**Task prompt:**
Tally the lines containing the word "script" and give the total alone.

**Information given:**
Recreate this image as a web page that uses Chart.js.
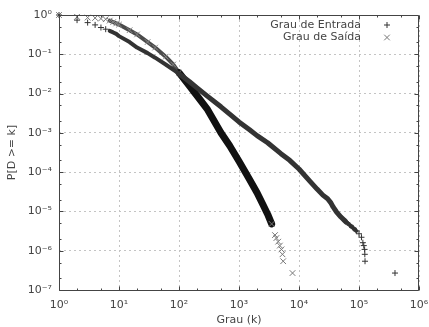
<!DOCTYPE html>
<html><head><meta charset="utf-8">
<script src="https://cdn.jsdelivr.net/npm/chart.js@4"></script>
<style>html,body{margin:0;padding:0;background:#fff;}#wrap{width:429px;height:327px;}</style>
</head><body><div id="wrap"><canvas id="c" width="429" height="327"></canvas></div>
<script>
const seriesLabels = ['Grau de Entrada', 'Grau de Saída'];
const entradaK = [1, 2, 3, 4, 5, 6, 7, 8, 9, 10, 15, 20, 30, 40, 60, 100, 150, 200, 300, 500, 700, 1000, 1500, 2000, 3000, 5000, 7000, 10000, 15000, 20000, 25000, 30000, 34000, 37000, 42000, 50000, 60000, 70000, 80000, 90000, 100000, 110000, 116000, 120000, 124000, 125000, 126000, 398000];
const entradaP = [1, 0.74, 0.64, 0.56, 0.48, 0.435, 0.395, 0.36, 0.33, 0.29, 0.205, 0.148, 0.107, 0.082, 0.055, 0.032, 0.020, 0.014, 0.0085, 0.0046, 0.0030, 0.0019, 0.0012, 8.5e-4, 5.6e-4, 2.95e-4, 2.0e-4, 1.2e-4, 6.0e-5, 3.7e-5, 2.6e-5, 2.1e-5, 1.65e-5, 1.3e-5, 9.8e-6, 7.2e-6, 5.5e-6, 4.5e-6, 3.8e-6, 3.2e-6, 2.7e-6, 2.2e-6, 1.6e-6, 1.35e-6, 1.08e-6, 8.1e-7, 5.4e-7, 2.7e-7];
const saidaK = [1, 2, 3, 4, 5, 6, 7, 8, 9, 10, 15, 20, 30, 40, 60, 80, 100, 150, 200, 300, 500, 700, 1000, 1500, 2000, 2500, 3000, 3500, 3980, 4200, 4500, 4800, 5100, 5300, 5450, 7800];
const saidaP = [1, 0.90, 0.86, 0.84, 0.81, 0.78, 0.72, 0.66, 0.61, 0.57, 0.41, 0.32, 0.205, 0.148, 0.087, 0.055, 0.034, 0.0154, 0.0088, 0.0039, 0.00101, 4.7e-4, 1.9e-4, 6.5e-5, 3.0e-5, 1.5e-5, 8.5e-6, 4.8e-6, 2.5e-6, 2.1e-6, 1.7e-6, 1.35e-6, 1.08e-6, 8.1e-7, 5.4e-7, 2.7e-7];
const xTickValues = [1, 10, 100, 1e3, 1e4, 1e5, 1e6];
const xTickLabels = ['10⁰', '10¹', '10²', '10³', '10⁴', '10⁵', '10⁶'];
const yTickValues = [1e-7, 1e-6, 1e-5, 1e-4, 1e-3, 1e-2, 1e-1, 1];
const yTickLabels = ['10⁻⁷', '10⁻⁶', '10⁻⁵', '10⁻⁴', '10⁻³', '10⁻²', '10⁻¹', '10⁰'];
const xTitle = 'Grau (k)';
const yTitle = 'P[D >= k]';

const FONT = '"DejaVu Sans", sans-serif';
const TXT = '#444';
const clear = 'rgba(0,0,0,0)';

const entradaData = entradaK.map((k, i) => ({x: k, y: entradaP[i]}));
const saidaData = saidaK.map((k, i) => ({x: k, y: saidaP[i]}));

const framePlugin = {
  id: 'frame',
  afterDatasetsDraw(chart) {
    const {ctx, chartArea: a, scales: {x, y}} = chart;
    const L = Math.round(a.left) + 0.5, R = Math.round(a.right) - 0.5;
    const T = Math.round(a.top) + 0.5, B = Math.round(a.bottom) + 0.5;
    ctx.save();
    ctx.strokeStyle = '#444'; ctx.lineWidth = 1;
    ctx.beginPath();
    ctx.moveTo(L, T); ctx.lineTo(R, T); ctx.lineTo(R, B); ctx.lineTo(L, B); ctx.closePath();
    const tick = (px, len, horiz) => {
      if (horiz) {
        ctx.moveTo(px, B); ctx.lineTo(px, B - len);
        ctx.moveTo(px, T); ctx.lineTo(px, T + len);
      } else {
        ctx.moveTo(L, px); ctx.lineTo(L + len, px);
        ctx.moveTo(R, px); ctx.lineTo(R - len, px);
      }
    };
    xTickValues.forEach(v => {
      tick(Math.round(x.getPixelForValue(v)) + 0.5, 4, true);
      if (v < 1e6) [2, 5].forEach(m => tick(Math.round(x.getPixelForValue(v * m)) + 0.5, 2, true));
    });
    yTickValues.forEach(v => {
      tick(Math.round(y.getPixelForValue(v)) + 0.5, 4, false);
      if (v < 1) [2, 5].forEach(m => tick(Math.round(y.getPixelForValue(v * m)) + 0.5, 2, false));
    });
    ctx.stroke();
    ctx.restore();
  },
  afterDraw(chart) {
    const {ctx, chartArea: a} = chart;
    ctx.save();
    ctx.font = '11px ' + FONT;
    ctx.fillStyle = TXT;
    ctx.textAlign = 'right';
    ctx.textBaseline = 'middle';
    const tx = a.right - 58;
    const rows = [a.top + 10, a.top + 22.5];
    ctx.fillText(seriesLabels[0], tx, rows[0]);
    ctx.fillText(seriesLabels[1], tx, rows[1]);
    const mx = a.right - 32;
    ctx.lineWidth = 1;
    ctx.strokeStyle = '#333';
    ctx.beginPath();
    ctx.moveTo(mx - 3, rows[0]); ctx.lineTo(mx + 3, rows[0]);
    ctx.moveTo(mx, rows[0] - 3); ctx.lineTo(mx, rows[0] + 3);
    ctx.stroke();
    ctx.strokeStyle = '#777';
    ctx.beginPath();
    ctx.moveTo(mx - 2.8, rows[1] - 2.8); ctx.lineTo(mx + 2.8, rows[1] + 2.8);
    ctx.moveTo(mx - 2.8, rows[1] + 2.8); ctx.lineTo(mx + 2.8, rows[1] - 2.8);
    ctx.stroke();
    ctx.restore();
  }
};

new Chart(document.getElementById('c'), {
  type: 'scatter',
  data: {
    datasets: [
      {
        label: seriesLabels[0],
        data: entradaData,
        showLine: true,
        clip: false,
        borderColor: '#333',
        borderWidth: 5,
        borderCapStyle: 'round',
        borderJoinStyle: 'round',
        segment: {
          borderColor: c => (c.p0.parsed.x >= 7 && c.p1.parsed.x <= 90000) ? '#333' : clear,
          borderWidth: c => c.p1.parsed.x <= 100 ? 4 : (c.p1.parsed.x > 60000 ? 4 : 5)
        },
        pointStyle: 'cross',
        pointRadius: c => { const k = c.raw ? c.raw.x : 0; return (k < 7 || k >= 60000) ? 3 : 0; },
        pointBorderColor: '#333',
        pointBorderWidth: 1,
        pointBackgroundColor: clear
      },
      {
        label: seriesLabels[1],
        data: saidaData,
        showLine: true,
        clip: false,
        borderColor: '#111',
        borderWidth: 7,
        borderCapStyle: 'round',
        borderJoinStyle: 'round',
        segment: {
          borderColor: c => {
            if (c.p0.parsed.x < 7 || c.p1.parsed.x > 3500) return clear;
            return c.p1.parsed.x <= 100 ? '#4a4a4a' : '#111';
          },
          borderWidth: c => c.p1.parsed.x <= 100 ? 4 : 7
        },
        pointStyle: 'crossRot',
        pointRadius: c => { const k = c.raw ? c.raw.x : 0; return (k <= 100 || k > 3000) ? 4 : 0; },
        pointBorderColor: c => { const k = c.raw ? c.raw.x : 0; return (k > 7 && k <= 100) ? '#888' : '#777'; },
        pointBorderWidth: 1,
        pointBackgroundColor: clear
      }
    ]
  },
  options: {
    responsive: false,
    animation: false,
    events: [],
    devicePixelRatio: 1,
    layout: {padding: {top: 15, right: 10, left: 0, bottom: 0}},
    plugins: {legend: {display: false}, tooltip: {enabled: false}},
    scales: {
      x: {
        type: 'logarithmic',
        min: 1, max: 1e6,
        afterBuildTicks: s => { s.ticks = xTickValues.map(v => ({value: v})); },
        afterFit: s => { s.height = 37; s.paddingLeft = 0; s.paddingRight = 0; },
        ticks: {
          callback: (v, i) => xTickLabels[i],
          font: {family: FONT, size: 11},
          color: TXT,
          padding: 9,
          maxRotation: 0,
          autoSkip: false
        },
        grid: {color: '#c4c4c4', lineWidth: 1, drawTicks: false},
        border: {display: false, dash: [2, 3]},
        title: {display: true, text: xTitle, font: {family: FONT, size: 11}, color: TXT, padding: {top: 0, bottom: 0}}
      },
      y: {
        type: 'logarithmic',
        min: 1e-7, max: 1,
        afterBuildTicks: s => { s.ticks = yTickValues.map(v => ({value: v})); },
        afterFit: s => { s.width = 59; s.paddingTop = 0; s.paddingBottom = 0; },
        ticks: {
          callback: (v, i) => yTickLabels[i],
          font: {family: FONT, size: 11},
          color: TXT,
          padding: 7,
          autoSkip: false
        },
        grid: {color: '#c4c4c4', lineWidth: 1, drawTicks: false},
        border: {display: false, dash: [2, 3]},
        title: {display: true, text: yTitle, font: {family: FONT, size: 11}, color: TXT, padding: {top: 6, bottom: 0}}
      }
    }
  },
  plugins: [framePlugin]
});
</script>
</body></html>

...

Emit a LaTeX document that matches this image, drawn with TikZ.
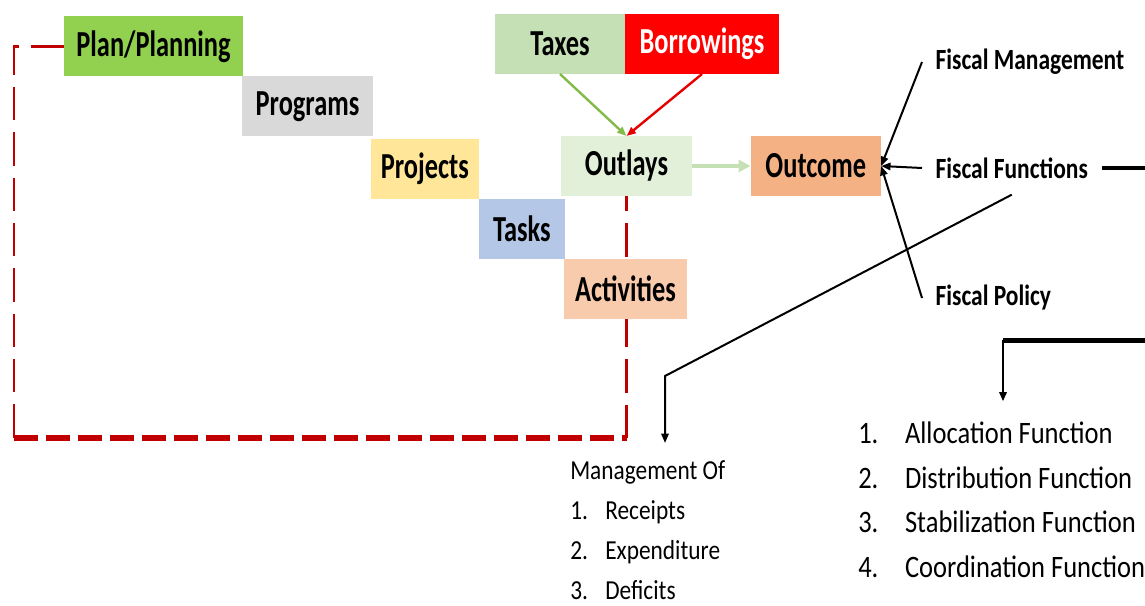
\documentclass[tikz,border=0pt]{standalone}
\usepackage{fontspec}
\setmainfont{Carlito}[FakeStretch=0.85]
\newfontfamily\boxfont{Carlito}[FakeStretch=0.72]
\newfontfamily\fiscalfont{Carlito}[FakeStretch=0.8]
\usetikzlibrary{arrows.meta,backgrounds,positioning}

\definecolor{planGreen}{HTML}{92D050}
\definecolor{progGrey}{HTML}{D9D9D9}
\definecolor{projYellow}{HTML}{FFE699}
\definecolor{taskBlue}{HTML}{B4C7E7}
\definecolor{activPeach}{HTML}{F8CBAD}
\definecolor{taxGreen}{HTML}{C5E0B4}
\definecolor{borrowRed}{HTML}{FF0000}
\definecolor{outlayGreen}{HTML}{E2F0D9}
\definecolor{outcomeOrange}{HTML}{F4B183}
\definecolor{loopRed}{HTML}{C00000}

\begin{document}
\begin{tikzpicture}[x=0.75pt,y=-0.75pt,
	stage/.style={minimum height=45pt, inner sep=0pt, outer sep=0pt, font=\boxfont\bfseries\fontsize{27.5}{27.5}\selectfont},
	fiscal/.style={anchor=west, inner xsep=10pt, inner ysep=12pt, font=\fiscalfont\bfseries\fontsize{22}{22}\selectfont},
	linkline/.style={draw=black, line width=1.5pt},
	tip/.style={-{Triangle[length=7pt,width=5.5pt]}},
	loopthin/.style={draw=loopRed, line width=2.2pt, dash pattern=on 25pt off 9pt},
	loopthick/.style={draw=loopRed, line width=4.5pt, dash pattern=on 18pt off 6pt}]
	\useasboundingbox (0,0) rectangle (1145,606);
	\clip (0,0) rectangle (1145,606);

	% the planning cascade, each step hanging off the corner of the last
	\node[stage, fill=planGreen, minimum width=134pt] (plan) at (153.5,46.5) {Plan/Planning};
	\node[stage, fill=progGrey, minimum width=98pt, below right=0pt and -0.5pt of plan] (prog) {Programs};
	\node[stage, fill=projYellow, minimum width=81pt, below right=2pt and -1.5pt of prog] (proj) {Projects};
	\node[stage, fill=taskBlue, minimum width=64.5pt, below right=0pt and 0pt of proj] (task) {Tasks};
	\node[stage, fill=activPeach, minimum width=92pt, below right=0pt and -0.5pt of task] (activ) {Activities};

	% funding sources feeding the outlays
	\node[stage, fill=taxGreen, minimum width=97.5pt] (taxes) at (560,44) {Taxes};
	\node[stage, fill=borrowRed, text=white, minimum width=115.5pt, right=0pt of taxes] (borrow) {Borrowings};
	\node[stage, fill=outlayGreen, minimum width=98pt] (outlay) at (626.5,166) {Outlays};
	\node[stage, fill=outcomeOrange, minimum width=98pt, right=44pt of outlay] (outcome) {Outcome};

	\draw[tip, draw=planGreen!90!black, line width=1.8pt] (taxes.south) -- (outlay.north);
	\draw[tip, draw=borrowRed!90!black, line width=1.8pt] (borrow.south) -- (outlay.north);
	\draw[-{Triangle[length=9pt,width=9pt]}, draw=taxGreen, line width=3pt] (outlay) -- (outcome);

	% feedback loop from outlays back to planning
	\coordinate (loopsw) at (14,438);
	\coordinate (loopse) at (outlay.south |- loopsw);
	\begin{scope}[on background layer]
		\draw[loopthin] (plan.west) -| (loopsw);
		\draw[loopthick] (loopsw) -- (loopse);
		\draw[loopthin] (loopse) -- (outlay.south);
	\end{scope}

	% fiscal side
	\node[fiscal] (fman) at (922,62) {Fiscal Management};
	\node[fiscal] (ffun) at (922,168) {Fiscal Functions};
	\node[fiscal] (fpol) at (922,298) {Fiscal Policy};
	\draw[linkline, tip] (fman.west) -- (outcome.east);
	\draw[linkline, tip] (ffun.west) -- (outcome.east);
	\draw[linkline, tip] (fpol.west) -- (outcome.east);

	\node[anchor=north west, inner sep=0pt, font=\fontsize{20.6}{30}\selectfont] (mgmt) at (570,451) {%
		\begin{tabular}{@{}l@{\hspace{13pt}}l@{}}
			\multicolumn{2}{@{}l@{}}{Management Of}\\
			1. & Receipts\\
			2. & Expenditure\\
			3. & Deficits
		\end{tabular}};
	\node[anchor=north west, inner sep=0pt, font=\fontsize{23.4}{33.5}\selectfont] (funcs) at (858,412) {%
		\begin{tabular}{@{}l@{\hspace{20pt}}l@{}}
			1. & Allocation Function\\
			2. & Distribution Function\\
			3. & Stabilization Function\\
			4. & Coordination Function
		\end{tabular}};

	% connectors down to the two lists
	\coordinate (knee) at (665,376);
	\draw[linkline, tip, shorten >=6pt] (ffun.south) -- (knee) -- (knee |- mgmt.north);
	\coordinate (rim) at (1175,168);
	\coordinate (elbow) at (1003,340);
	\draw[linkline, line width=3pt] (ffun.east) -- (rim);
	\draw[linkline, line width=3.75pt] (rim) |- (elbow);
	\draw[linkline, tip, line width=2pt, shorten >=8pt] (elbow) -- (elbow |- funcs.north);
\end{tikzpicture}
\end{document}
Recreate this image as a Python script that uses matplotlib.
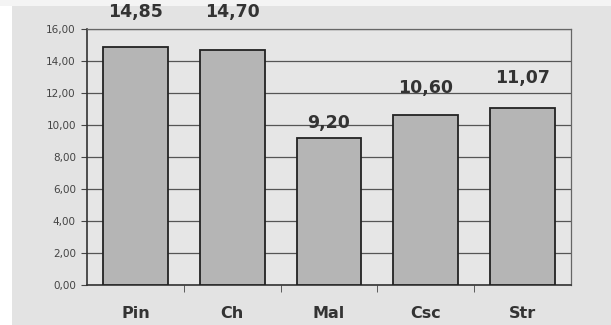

**Complete response:**
4